There is a vast difference between ordinary dreams and projections, whether or not the projections occur from the dream threshold. Dreams are constructed and sent upon their way. As you know, they maintain an independence within their own dimension.
[... 7 paragraphs ...]
After projection is accomplished, however, there is a marked decline in chemical activity and hormone action, a drop in body temperature and a drop in blood pressure. The rapid eye movements noted by dream investigators cease entirely. The eye muscles are not used. The normal muscular activity that usually occurs in sleep vanishes. The physical body is in a deep trance state.

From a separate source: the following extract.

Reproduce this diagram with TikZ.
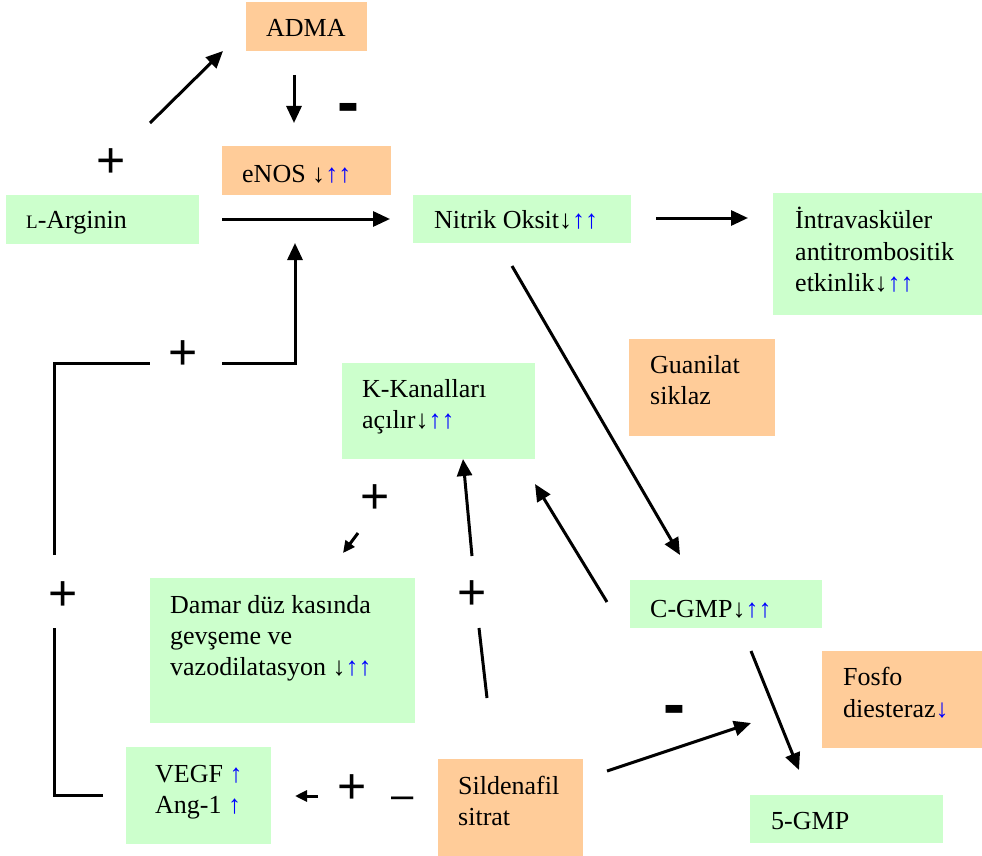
\documentclass[tikz,border=0pt]{standalone}
\usepackage{fontspec}
\setmainfont{Liberation Serif}
\newfontfamily\signfont{Liberation Sans}
\usetikzlibrary{arrows.meta}
\definecolor{boxgreen}{HTML}{CCFFCC}
\definecolor{boxorange}{HTML}{FFCC99}
\definecolor{upblue}{HTML}{0000FF}
\newcommand{\up}{\textcolor{upblue}{↑}}
\newcommand{\dn}{↓}
\begin{document}
\begin{tikzpicture}[x=1pt,y=-1pt,
  box/.style={draw=none, inner sep=0pt, outer sep=0pt, anchor=north west},
  gbox/.style={box, fill=boxgreen},
  obox/.style={box, fill=boxorange},
  lbl/.style={anchor=base west, inner sep=0pt, font=\fontsize{26}{31}\selectfont},
  arr/.style={line width=3pt, -{Triangle[length=17pt,width=15pt]}},
  sarr/.style={line width=3pt, -{Triangle[length=12pt,width=11pt]}},
  ln/.style={line width=3pt},
  plus/.style={inner sep=0pt, font=\signfont\fontsize{50}{50}\selectfont},
  minus/.style={inner sep=0pt, font=\signfont\bfseries\fontsize{66}{66}\selectfont},
  endash/.style={inner sep=0pt, font=\signfont\fontsize{40}{40}\selectfont}]
\useasboundingbox (0,0) rectangle (982,856);

% boxes
\node[obox, minimum width=121pt, minimum height=49pt] (adma) at (246,2) {};
\node[obox, minimum width=169pt, minimum height=49pt] (enos) at (222,146) {};
\node[gbox, minimum width=193pt, minimum height=49pt] (larg) at (6,195) {};
\node[gbox, minimum width=218pt, minimum height=48pt] (no) at (413,195) {};
\node[gbox, minimum width=209pt, minimum height=122pt] (intra) at (773,193) {};
\node[obox, minimum width=146pt, minimum height=97pt] (gc) at (629,339) {};
\node[gbox, minimum width=193pt, minimum height=96pt] (kk) at (342,363) {};
\node[gbox, minimum width=192pt, minimum height=48pt] (cgmp) at (630,580) {};
\node[gbox, minimum width=265pt, minimum height=145pt] (damar) at (150,578) {};
\node[gbox, minimum width=145pt, minimum height=97pt] (vegf) at (126,747) {};
\node[obox, minimum width=145pt, minimum height=97pt] (sild) at (438,759) {};
\node[obox, minimum width=160pt, minimum height=97pt] (pde) at (822,651) {};
\node[gbox, minimum width=193pt, minimum height=48pt] (gmp5) at (750,795) {};

% texts
\node[lbl] (tadma) at (266,37) {ADMA};
\node[lbl] (tenos) at (242,182) {eNOS \dn\up\up};
\node[lbl] (tlarg) at (26,228) {{\fontsize{19}{19}\selectfont L}-Arginin};
\node[lbl] (tno) at (434,228) {Nitrik Oksit\dn\up\up};
\node[lbl] (tintra1) at (795,228) {İntravasküler};
\node[lbl] (tintra2) at (795,260) {antitrombositik};
\node[lbl] (tintra3) at (795,291) {etkinlik\dn\up\up};
\node[lbl] (tgc1) at (650,373) {Guanilat};
\node[lbl] (tgc2) at (650,404) {siklaz};
\node[lbl] (tkk1) at (362,397) {K-Kanalları};
\node[lbl] (tkk2) at (362,428) {açılır\dn\up\up};
\node[lbl] (tcgmp) at (650,617) {C-GMP\dn\up\up};
\node[lbl] (tdam1) at (170,613) {Damar düz kasında};
\node[lbl] (tdam2) at (170,644) {gevşeme ve};
\node[lbl] (tdam3) at (170,675) {vazodilatasyon \dn\up\up};
\node[lbl] (tvegf1) at (155,782) {VEGF \up};
\node[lbl] (tvegf2) at (155,813) {Ang-1 \up};
\node[lbl] (tsild1) at (458,794) {Sildenafil};
\node[lbl] (tsild2) at (458,825) {sitrat};
\node[lbl] (tpde1) at (843,685) {Fosfo};
\node[lbl] (tpde2) at (843,717) {diesteraz\textcolor{upblue}{↓}};
\node[lbl] (tgmp5) at (771,829) {5-GMP};

% signs
\node[plus] (p1) at (111,163) {+};
\node[minus] (m1) at (348,114) {-};
\node[plus] (p2) at (183,355) {+};
\node[plus] (p3) at (63,596) {+};
\node[plus] (p4) at (375,499) {+};
\node[plus] (p5) at (472,595) {+};
\node[plus] (p6) at (352,789) {+};
\node[endash] (d1) at (403,803) {–};
\node[minus] (m2) at (674,716) {-};

% connector end points
\coordinate (a1s) at (150,123); \coordinate (a1e) at (223,51);
\coordinate (a2s) at (294,75);  \coordinate (a2e) at (294,123);
\coordinate (a3s) at (222,219); \coordinate (a3e) at (390,219);
\coordinate (a4s) at (656,218); \coordinate (a4e) at (748,218);
\coordinate (a5s) at (512,266); \coordinate (a5e) at (680,555);
\coordinate (a6s) at (607,602); \coordinate (a6e) at (535,484);
\coordinate (a7s) at (472,556); \coordinate (a7e) at (463,459);
\coordinate (l7s) at (479,628); \coordinate (l7e) at (487,698);
\coordinate (a8s) at (358,533); \coordinate (a8e) at (343,553);
\coordinate (a9s) at (318,796); \coordinate (a9e) at (295,796);
\coordinate (a10s) at (607,771); \coordinate (a10e) at (751,723);
\coordinate (a11s) at (751,651); \coordinate (a11e) at (799,770);
\coordinate (lp1) at (103,795); \coordinate (lp2) at (54,795); \coordinate (lp3) at (54,628);
\coordinate (lp4) at (54,555); \coordinate (lp5) at (54,363); \coordinate (lp6) at (150,363);
\coordinate (lp7) at (222,363); \coordinate (lp8) at (295,363); \coordinate (lp9) at (295,243);

% connectors
\draw[arr] (a1s) -- (a1e);
\draw[arr] (a2s) -- (a2e);
\draw[arr] (a3s) -- (a3e);
\draw[arr] (a4s) -- (a4e);
\draw[arr] (a5s) -- (a5e);
\draw[arr] (a6s) -- (a6e);
\draw[arr] (a7s) -- (a7e);
\draw[ln] (l7s) -- (l7e);
\draw[sarr] (a8s) -- (a8e);
\draw[sarr] (a9s) -- (a9e);
\draw[arr] (a10s) -- (a10e);
\draw[arr] (a11s) -- (a11e);
\draw[ln] (lp1) -- (lp2) -- (lp3);
\draw[ln] (lp4) -- (lp5) -- (lp6);
\draw[arr] (lp7) -- (lp8) -- (lp9);
\end{tikzpicture}
\end{document}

The trance may also be masked by sleep, if the projection happens from a dream threshold.
[... 1 paragraph ...]
In other words, there is indeed a connection that is and must be partially physical, between the body and the traveling consciousness, and it is based upon a certain sugar molecule in a form not normally seen. Before conscious projections I would therefore recommend that you take a small amount of starchy or sugar food. A small snack before bed is a good idea from this viewpoint. Alcohol is of some benefit, though not to any great degree. Excellent results can be achieved in a dream-based projection during the day, in a nap.